Sensibly perhaps, that referendum was advisory rather than legally binding. That created some doubt about whether Brexit would actually happen and the pro-EU losers tried very hard to stop it. Mostly out of self-interest, so far as I can see...
However, after the inevitable political shenanigans and a lot of bitterness and division in the UK, it appears that the Mother of all Parliaments has been wise enough to follow the direction that has been set by it's people. For better or worse.
This is the first time a UK Government has ever had to follow the direction that was set in a referendum that it lost, a direction that it didn't really want to pursue. Despite the best efforts of the "remoaners", democracy seems to be working here, which is good, but nobody really knows quite how Brexit will work out in practice. It is one of those things that will gradually take shape over the next couple of years and beyond, as detailed decisions are taken and implemented.

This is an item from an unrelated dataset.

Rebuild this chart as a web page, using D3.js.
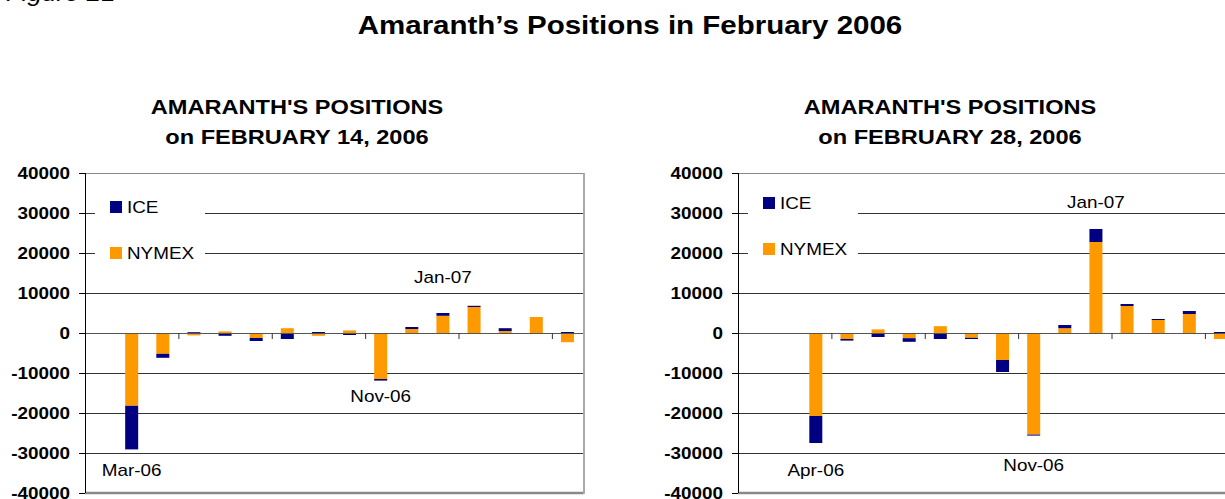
<!DOCTYPE html>
<html><head><meta charset="utf-8">
<script src="https://cdn.jsdelivr.net/npm/d3@7"></script>
<style>
body{margin:0;background:#fff;overflow:hidden}
text{font-family:Arial,"Liberation Sans",sans-serif;fill:#000}
</style>
</head><body>
<svg id="c" width="1225" height="499"></svg>
<script>
// ---------------- DATA ----------------
const categories = ["Feb-06","Mar-06","Apr-06","May-06","Jun-06","Jul-06","Aug-06","Sep-06",
                    "Oct-06","Nov-06","Dec-06","Jan-07","Feb-07","Mar-07","Apr-07","May-07"];
const seriesNames = ["ICE","NYMEX"];
// February 14, 2006
const nymexFeb14 = [0,-18200,-5200,-600,400,-1250,1200,-700,650,-11500,1000,4300,6500,500,4000,-2300];
const iceFeb14   = [0,-10900,-1000,200,-700,-750,-1500,250,-500,-400,500,700,300,700,-150,250];
// February 28, 2006
const nymexFeb28 = [0,0,-20750,-1500,900,-1300,1700,-1200,-6750,-25400,1200,22750,6750,3250,4750,-1500];
const iceFeb28   = [0,0,-6750,-400,-1000,-900,-1500,-300,-3000,-250,800,3250,500,250,750,250];
const yTicks = [40000,30000,20000,10000,0,-10000,-20000,-30000,-40000];
const labelsFeb14 = ["Mar-06","Nov-06","Jan-07"];
const labelsFeb28 = ["Apr-06","Nov-06","Jan-07"];
const mainTitle = "Amaranth\u2019s Positions in February 2006";
const figureLabel = "Figure 21";

// ---------------- LAYOUT ----------------
const colors = {ICE:"#000080", NYMEX:"#FF9900"};
const SX = 1.18;  // horizontal text stretch seen in the picture
const svg = d3.select("#c");

function stext(g, x, y, str, size, weight, anchor, style) {
  return g.append("text")
    .attr("transform", `translate(${x},${y}) scale(${SX},1)`)
    .attr("text-anchor", anchor)
    .style("font-size", size + "px")
    .style("font-weight", weight)
    .style("font-style", style || "normal")
    .text(str);
}

stext(svg, 6, 1, figureLabel, 22, "normal", "start", "italic");
stext(svg, 630, 34, mainTitle, 25, "bold", "middle");

function drawChart(c) {
  const g = svg.append("g");
  const W = 498, top = 173, bottom = 493;
  const x = d3.scaleBand().domain(categories).range([c.x0, c.x0 + W]).padding(0);
  const xb = d3.scaleLinear().domain([0, categories.length]).range([c.x0, c.x0 + W]);
  const y = d3.scaleLinear().domain([-40000, 40000]).range([bottom, top]);
  const barW = 13;

  // titles
  stext(g, c.x0 + 212, 114, "AMARANTH'S POSITIONS", 20, "bold", "middle");
  stext(g, c.x0 + 212, 144, c.sub, 20, "bold", "middle");

  // gridlines
  const grid = g.append("g").attr("transform", `translate(${c.x0},0)`)
    .call(d3.axisLeft(y).tickValues(yTicks.filter(t => t !== 0 && Math.abs(t) !== 40000))
      .tickSize(-W).tickFormat(""));
  grid.select(".domain").remove();
  grid.selectAll("line").attr("stroke", "#333").attr("stroke-width", 1).attr("shape-rendering","crispEdges");

  // top border
  g.append("line").attr("x1", c.x0).attr("x2", c.x0 + W).attr("y1", y(40000)).attr("y2", y(40000))
    .attr("stroke", "#888").attr("shape-rendering","crispEdges");
  // bottom border
  g.append("line").attr("x1", c.x0).attr("x2", c.x0 + W + 1).attr("y1", y(-40000)).attr("y2", y(-40000))
    .attr("stroke", "#8a8a8a").attr("stroke-width", 2.5);
  // right border
  g.append("line").attr("x1", c.x0 + W + 1).attr("x2", c.x0 + W + 1).attr("y1", y(40000)).attr("y2", y(-40000) + 1)
    .attr("stroke", "#aaa").attr("stroke-width", 2);

  // bars
  const rows = categories.map((cat, i) => ({cat, NYMEX: c.nymex[i], ICE: c.ice[i]}));
  const stack = d3.stack().keys(["NYMEX","ICE"]).offset(d3.stackOffsetDiverging)(rows);
  g.append("g").selectAll("g").data(stack).join("g")
    .attr("fill", s => colors[s.key])
    .selectAll("rect").data(s => s).join("rect")
    .attr("x", d => x(d.data.cat) + (x.bandwidth() - barW) / 2)
    .attr("width", barW)
    .attr("y", d => y(Math.max(d[0], d[1])))
    .attr("height", d => Math.abs(y(d[0]) - y(d[1])));

  // legend box
  g.append("rect").attr("x", c.x0 + 10).attr("y", c.legY - 14).attr("width", 110).attr("height", 82)
    .attr("fill", "#fff");
  ["ICE","NYMEX"].forEach((k, i) => {
    g.append("rect").attr("x", c.x0 + 25).attr("y", c.legY + i * 46).attr("width", 12).attr("height", 12)
      .attr("fill", colors[k]);
    stext(g, c.x0 + 42, c.legY + i * 46 + 12, k, 16, "normal", "start");
  });

  // zero axis with category ticks
  const xa = g.append("g").attr("transform", `translate(0,${y(0)})`)
    .call(d3.axisBottom(xb).tickValues([0,3,6,9,12,15]).tickSize(6).tickFormat(""));
  xa.select(".domain").attr("stroke", "#555").attr("d", `M${c.x0},0.5H${c.x0 + W}`);
  xa.selectAll("line").attr("stroke", "#333");

  // y axis
  const ya = g.append("g").attr("transform", `translate(${c.x0},0)`)
    .call(d3.axisLeft(y).tickValues(yTicks).tickSize(6).tickPadding(0).tickFormat(d => String(d)));
  ya.select(".domain").attr("stroke", "#000").attr("d", `M0.5,${top}V${bottom}`);
  ya.selectAll("line").attr("stroke", "#000");
  ya.selectAll("text")
    .attr("x", -15 / SX).attr("dy", "0.36em")
    .attr("transform", `scale(${SX},1)`)
    .style("font-size", "16px").style("font-weight", "bold")
    .attr("fill", "#000")
    .style("font-family", 'Arial,"Liberation Sans",sans-serif');

  // data labels (month names)
  c.labels.forEach((lab, i) => {
    stext(g, x(lab) + x.bandwidth() / 2, y(c.labelPos[i]) + 6, lab, 16, "normal", "middle");
  });
}

drawChart({x0: 85, sub: "on FEBRUARY 14, 2006", nymex: nymexFeb14, ice: iceFeb14, legY: 201,
           labels: labelsFeb14, labelPos: [-34250, -15750, 14000]});
drawChart({x0: 738, sub: "on FEBRUARY 28, 2006", nymex: nymexFeb28, ice: iceFeb28, legY: 197,
           labels: labelsFeb28, labelPos: [-34250, -33000, 32750]});
</script>
</body></html>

The UK is also the first country to go down this route, so we are venturing into uncharted territory. As the EU is a monstrous bureacratic nightmare, with unelected leaders, a flawed vision of Europe and little real accountability, I doubt that we will be the last. Unless it can reform, the EU's days really are numbered...
Although it has taken 9 months to get to this stage, a period which has been far too long for some, it means that the UK will be leaving the EU shortly before the next round of EU elections are due. That optimal timing means we don't have to go through the charade of electing MEP's again. I can't begin to tell you how pleased I am about that. Only the main parties can afford to contest the EU regions properly. Independents and minor parties are squeezed out, due to the logistics and the costs that are involved.
The 9 month delay has also given the Government some time to think about what to do next and get the right people into the right posts. It gives me confidence that we are in safe hands at the moment, with Theresa May currently doing an excellent job as Prime Minister. Triggering Article 50 on 24th June last year would clearly not have been the right thing to do, as we were not prepared for what happens next.
With Article 50 triggered on 29th March, a simple process of our Ambassador handing a letter to the President of the European Council (no stamp needed), the Brexit negotiations start here.
Whatever you think of the idea, that's the route we are now headed. The UK will be leaving the EU.
Like all change, it is a great opportunity.
And we all have a responsibility to make the best of it now.